On 18-21 April ESA's Space Operations Centre in Darmstadt, Germany hosted The 7th European Conference on Space Debris - the largest ever conference on space debris. The event brought together over 350 leading scientists, engineers, managers, space operators, industry, academia and policy-makers from all major spacefaring nations.
Today, around 750 000 objects larger than 1 cm are orbiting Earth. At average speeds of 40 000 km/h, impacts on space hardware would deliver roughly the energy equivalent to the explosion of a hand grenade. Consequences for our operational satellites could be severe.
About 18 000 of these pieces of debris are large enough to be regularly monitored by powerful surveillance systems. Such monitoring data are used by space agencies such as ESA to avoid collisions. The majority of these objects have been generated by more than 250 explosions.
With the increase in the number of objects in space, experts believe that collisions among these objects, some of which have already occurred, might become the primary source for new fragments in orbit.
The latest results of debris research were featured, especially the safe disposal of retired satellites and rocket stages and the still uncertain challenges posed by satellite megaconstellations being considered by commercial operators.
“Only about 60% of the satellites that should be disposed of at the end of their missions under current guidelines are, in fact, properly managed,” noted Holger Krag, head of ESA’s debris office.
Researchers also confirmed there is now a critical need to remove defunct satellites from orbit before they disintegrate and generate even more debris.
“This means urgently developing the means for actively removing debris, targeting about 10 large defunct satellites from orbit each year, beginning as soon as possible – starting later will not be nearly as effective,” said Dr Krag.
Since 1957, more than 5250 launches have led to a population today of more than 23 000 tracked debris objects in orbit.

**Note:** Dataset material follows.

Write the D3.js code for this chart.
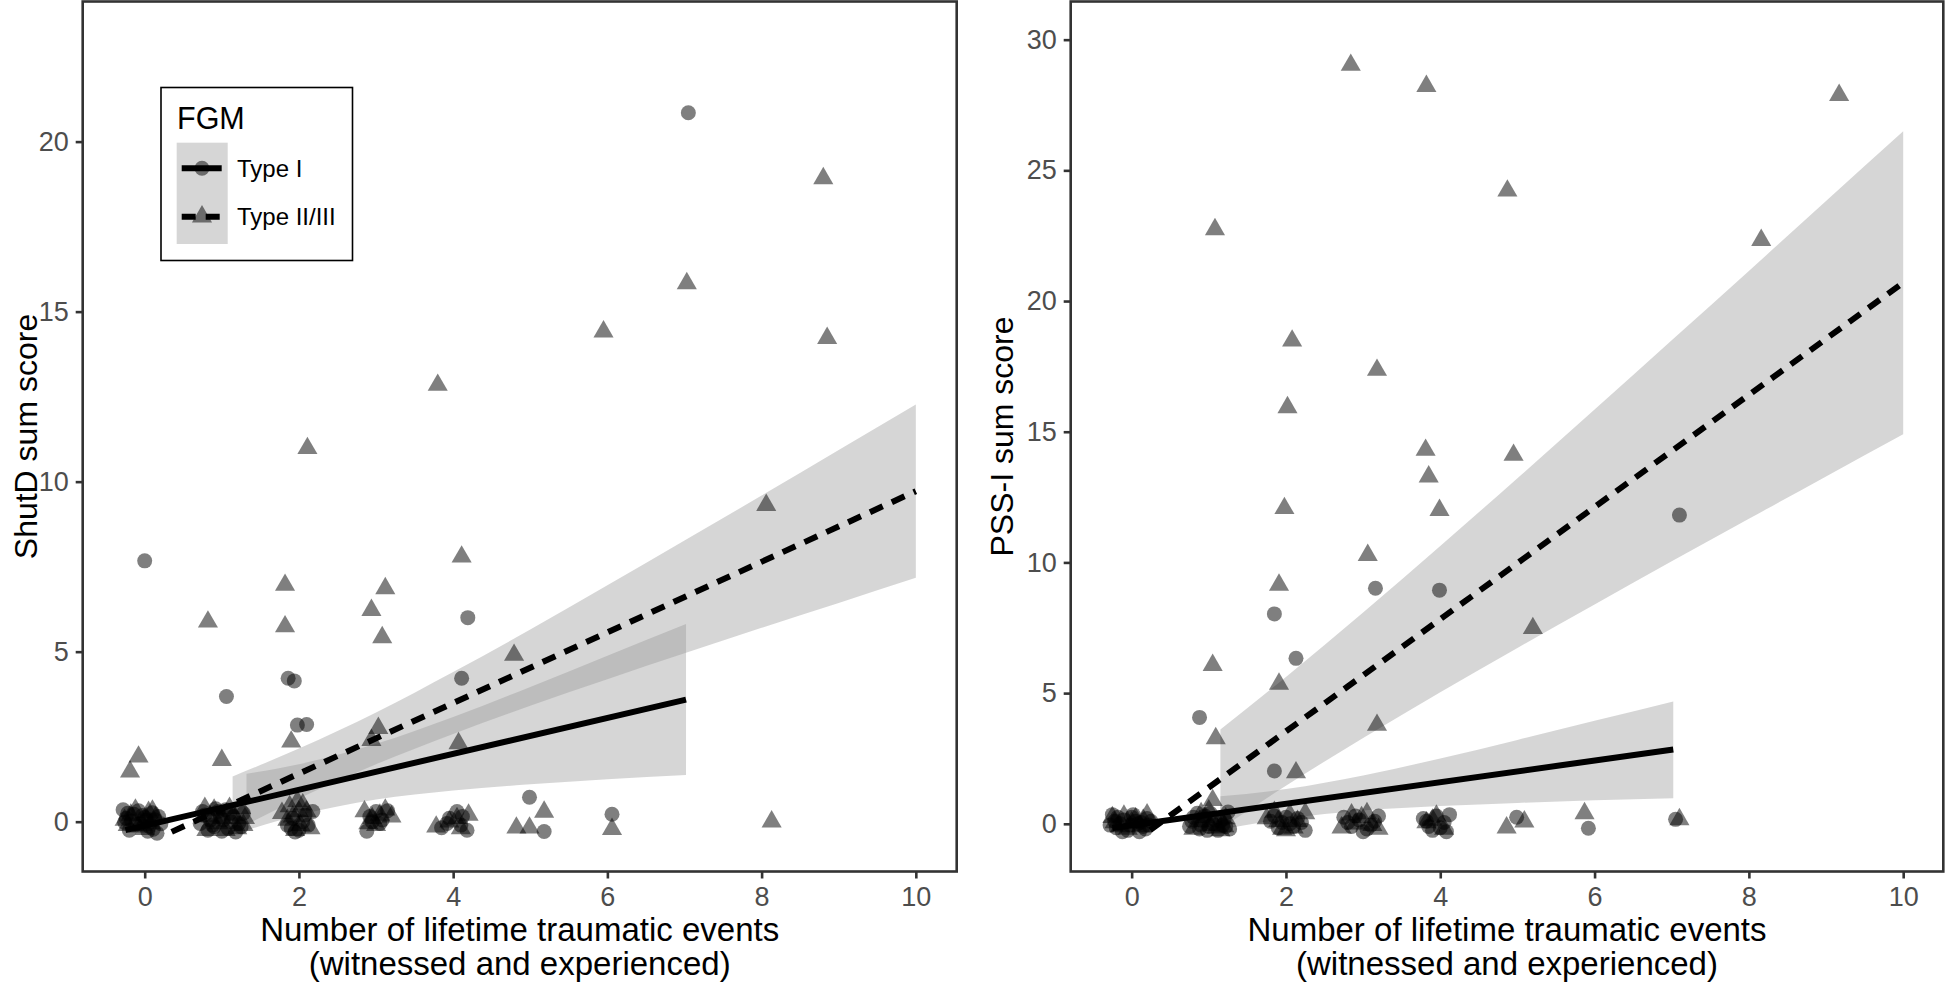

Only about 1200 are working satellites – the rest are debris and no longer serve any useful purpose.
Many derelict craft have exploded or broken up, generating an estimated 750 000 pieces larger than 1 cm and a staggering 166 million larger than 1 mm.
“In orbit, these objects have tremendous relative velocities, faster than a bullet, and can damage or destroy functioning space infrastructure, like economically vital telecom, weather, navigation, broadcast and climate-monitoring satellites,” said Dr Krag.
Working for the future
Launched in 2009, SSA is developing software, technologies and precursor systems to test a fully European surveillance network that will ensure independent data on space infrastructure.
Additionally, the Agency is developing new technologies under the Clean Space initiative that promise a significant reduction in the creation of space pollution at all stages of space activities.
“Space debris threaten all working satellites, including Europe’s Sentinels and the Galileo navigation constellation, and any loss of space infrastructure would severely affect modern society,” noted Dr Krag.
“The sustainable use of space has been persuasively shown to be at risk, and the status quo is obviously no longer acceptable. We must now start removing dead satellites.”